The matte and rubberised finish is expected and done well enough to keep us from complaining. Its thumb rest area is sufficiently rubberised for comfort too. Depending on how you grip the mouse, your fingers might not sit wholly on the left click button. The button curves downwards a bit too quickly but it’s nothing too alarming. In fact, it gives the Pulsefire Raid a distinct look.
HyperX has plonked the Pixart 3389 sensor on this baby. Which is to say it’s the best HyperX has to offer. You do get 50G mouse acceleration on it but that wasn’t much of an issue in our test. However, we did find ourselves getting a little rusted at sniping in competitive gaming. The DPI-shift button is placed on the mouse to help you out but I personally don’t prefer it. And it’s a bit far from the resting thumb position.

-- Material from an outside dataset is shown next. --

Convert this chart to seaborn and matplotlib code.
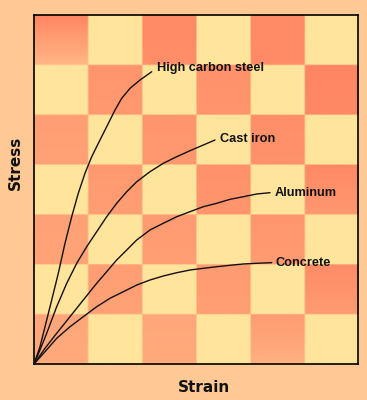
import numpy as np
import pandas as pd
import matplotlib
matplotlib.use("Agg")
import matplotlib.pyplot as plt
from matplotlib.colors import to_rgb
import seaborn as sns

# ---- data (strain in grid units 0-6, stress in grid units 0-7) ----
materials = ["High carbon steel", "Cast iron", "Aluminum", "Concrete"]

steel_strain = [0, 0.111, 0.204, 0.328, 0.450, 0.574, 0.698, 0.820, 0.944, 1.069,
                1.191, 1.346, 1.500, 1.624, 1.778, 1.963, 2.180]
steel_stress = [0, 0.347, 0.748, 1.284, 1.819, 2.421, 2.954, 3.424, 3.825, 4.158,
                4.426, 4.759, 5.094, 5.329, 5.529, 5.696, 5.862]

iron_strain = [0, 0.111, 0.235, 0.420, 0.606, 0.791, 0.976, 1.161, 1.346, 1.531,
               1.717, 1.902, 2.148, 2.394, 2.643, 2.889, 3.135, 3.352]
iron_stress = [0, 0.281, 0.616, 1.149, 1.619, 2.020, 2.353, 2.653, 2.954, 3.223,
               3.456, 3.656, 3.857, 4.025, 4.158, 4.278, 4.392, 4.493]

alu_strain = [0, 0.204, 0.420, 0.667, 0.913, 1.161, 1.346, 1.531, 1.717, 1.902,
              2.148, 2.394, 2.643, 2.889, 3.135, 3.383, 3.630, 3.876, 4.124, 4.370]
alu_stress = [0, 0.315, 0.616, 0.949, 1.284, 1.619, 1.851, 2.086, 2.286, 2.487,
              2.688, 2.822, 2.954, 3.055, 3.155, 3.223, 3.303, 3.355, 3.410, 3.436]

conc_strain = [0, 0.204, 0.420, 0.667, 0.913, 1.161, 1.407, 1.654, 1.902, 2.148,
               2.394, 2.643, 2.889, 3.135, 3.383, 3.630, 3.876, 4.124, 4.402]
conc_stress = [0, 0.247, 0.515, 0.748, 0.949, 1.149, 1.318, 1.450, 1.584, 1.685,
               1.765, 1.831, 1.885, 1.919, 1.951, 1.980, 2.006, 2.020, 2.032]

label_x = [2.272, 3.444, 4.463, 4.481]
label_y = [5.93, 4.513, 3.424, 2.032]

n_cols, n_rows = 6, 7

# checkerboard shading (0 = yellow cell, otherwise orange darkness), top row first
cell_top = [
    [1.00, 0, 0.95, 0, 0.95, 0],
    [0, 0.75, 0, 0.80, 0, 1.00],
    [0.60, 0, 0.75, 0, 0.85, 0],
    [0, 0.70, 0, 0.80, 0, 0.95],
    [0.55, 0, 0.65, 0, 0.75, 0],
    [0, 0.60, 0, 0.65, 0, 0.90],
    [0.45, 0, 0.45, 0, 0.65, 0],
]
cell_bottom = [
    [0.20, 0, 0.85, 0, 0.90, 0],
    [0, 0.70, 0, 0.75, 0, 0.95],
    [0.55, 0, 0.70, 0, 0.80, 0],
    [0, 0.60, 0, 0.75, 0, 0.70],
    [0.50, 0, 0.60, 0, 0.65, 0],
    [0, 0.55, 0, 0.60, 0, 0.65],
    [0.40, 0, 0.40, 0, 0.30, 0],
]

# ---- build frame ----
frames = []
for name, xs, ys in zip(materials,
                        [steel_strain, iron_strain, alu_strain, conc_strain],
                        [steel_stress, iron_stress, alu_stress, conc_stress]):
    frames.append(pd.DataFrame({"material": name, "strain": xs, "stress": ys}))
df = pd.concat(frames, ignore_index=True)

bg = "#FFC995"
yellow = np.array(to_rgb("#FFE49C"))
light_or = np.array(to_rgb("#FFC28D"))
dark_or = np.array(to_rgb("#FF8663"))

sns.set_theme(style="white")
plt.rcParams["font.family"] = ["Liberation Sans", "DejaVu Sans"]

fig = plt.figure(figsize=(3.67, 4.0), dpi=100, facecolor=bg)
ax = fig.add_axes([34 / 367, 1 - 364 / 400, 324 / 367, 349 / 400])

# checkerboard image
sub = 30
img = np.zeros((n_rows * sub, n_cols * sub, 3))
for r in range(n_rows):
    for c in range(n_cols):
        t, b = cell_top[r][c], cell_bottom[r][c]
        if t == 0 and b == 0:
            img[r * sub:(r + 1) * sub, c * sub:(c + 1) * sub] = yellow
        else:
            for k in range(sub):
                s = t + (b - t) * k / (sub - 1)
                img[r * sub + k, c * sub:(c + 1) * sub] = light_or + (dark_or - light_or) * s
ax.imshow(img, extent=(0, n_cols, 0, n_rows), aspect="auto", interpolation="bilinear", zorder=0)

sns.lineplot(data=df, x="strain", y="stress", hue="material", units="material",
             estimator=None, sort=False, palette=["#141010"] * 4, legend=False,
             linewidth=1.0, ax=ax, zorder=3)

for name, lx, ly in zip(materials, label_x, label_y):
    ax.text(lx, ly, name, ha="left", va="center", fontsize=9.2, fontweight="bold",
            color="#111111", zorder=4)

ax.set_xlim(0, n_cols)
ax.set_ylim(0, n_rows)
ax.set_xticks([])
ax.set_yticks([])
ax.set_xlabel("")
ax.set_ylabel("")
for sp in ax.spines.values():
    sp.set_visible(True)
    sp.set_color("black")
    sp.set_linewidth(1.2)

fig.text(204 / 367, 1 - 388 / 400, "Strain", ha="center", va="center",
         fontsize=11, fontweight="bold", family="DejaVu Sans", color="#111111")
fig.text(15 / 367, 1 - 163 / 400, "Stress", ha="center", va="center", rotation=90,
         fontsize=11, fontweight="bold", family="DejaVu Sans", color="#111111")

fig.savefig("out.png", dpi=100, facecolor=bg)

There are four more buttons alongside the DPI-Shift button next to the thumb rest. It really removes the guesswork from keyboard clicks during gaming. We used the Ngenuity software to macro weapon and crouch onto the buttons for Valorant. And it works wonderfully. Albeit, you’ll have to put some hours of gaming with the Pulsefire Raid to take advantage of its crammed button placement. The back-placed buttons are bigger and wider than the front two. I am not a big fan of this design because there’s a small learning curve to it. You can accidentally press the wrong button but once you get the hang of it. It’s smooth sailing. If you have chunky fingers like our Deputy Editor, then you might want to look somewhere else.
The scroll wheel is tactile and great with two extra buttons for when the wheel is pushed sideways. This 11-button arrangement works well for MOBA games as well.
At 95g, the weight is well within the acceptable limit for competitive FPS games.
HyperX’s Ngenuity software leaves little to be desired. We have some minor gripes with it where some things are not well explained and often strange. For instance, we made a profile for our gaming needs and named it ‘Stuff’. Once done, we tried to make a few changes and when we saved it, the software prompted the save to be executed for ‘Profile 1’. This adds a bit of guesswork into the changes you’ve made but if you ignore the confusing prompt, it works. We think it needs a bit of polishing in presentation, that’s all.
Like always HyperX doesn’t disappoint with its features. The Pulsefire Raid is made for casual gamers and you can even dare to enter the competitive space using this.
It’s also got all the bells and whistles for a gaming mouse too. Million-something RGB customisation, DPI adjustment button, smooth skates and tactile buttons.
It’s not perfect but that shouldn’t stop you from picking this one up. The software polish will come as free upgrades in the future hopefully so that’s also taken care of too.